Il suffit pour cela que la Banque centrale européenne (BCE) rachète les
dettes aux prêteurs grâce à la création monétaire (la "planche à
billets"); et qu'une fois rachetées, elle les efface. C'est légal, car
la BCE a déjà le droit de racheter des dettes publiques à des
créanciers: elle l'a d'ailleurs déjà fait ces dernières années. Dans un
scénario maximaliste, à raison d'une création monétaire de 960 milliards
d'euros par an, l'intégralité de la dette publique de la zone euro
pourrait ainsi disparaître en une dizaine d'années, sans subir ni la
vente à la découpe du patrimoine public, ni des saignées dans nos
dépenses sociales. Pour mémoire, la BCE a déjà créé rien qu'en 2017 720
milliards d'euros pour soutenir les banques privées: cet ordre de
grandeur n'est donc pas choquant. Et de toute façon, l'on peut aussi
imaginer un scénario intermédiaire, qui résorberait une grande partie de
la dette publique de la zone euro mais pas sa totalité.
Le grand argument habituel contre cette
alternative est bien connu: "la planche à billets provoquera de
l'hyperinflation!". En réalité, c'est faux. Tant qu'elle garde des
proportions maîtrisées, la création monétaire ne provoque pas
d'hyperinflation: en l'occurrence, même le scénario maximaliste que
j'évoque accroîtrait la masse monétaire de seulement 4%, et à un rythme
assez lent. De surcroît, dans l'économie telle qu'elle est et pas telle
qu'on la fantasme, ce qui provoque l'hyperinflation, c'est l'écroulement
de la confiance des ménages et des investisseurs dans l'économie du
pays, qui se traduit par la fin de la confiance dans la valeur de la
monnaie elle-même. Par exemple, dans le cas sans cesse invoqué des
brouettes de billets de banque de l'Allemagne de Weimar pour aller
acheter du pain, c'est l'écroulement de la confiance collective dans
l'économie allemande qui a provoqué l'hyperinflation; et non pas une
politique préexistante de création monétaire.

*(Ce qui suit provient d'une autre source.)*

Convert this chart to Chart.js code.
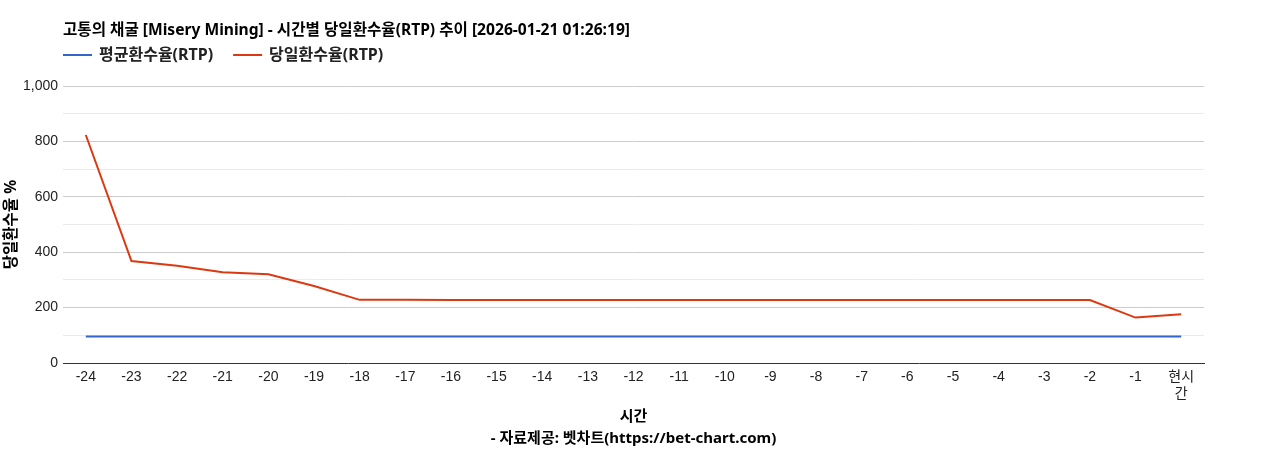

Jadis Molière décrivait les médecins de
son époque comme des charlatans cachant leur ignorance derrière des
formules obscures en latin, et qui n'étaient bons qu'à multiplier les
saignées sur les malades au risque de les tuer. Mutatis mutandis,
les partisans des privatisations, des politiques anti-services publics
et des politiques anti-protection sociale sont les médecins de Molière
d'aujourd'hui: eux aussi justifient des mesures mortifères avec du
charabia pseudo-expert; et eux aussi sont de dangereux charlatans.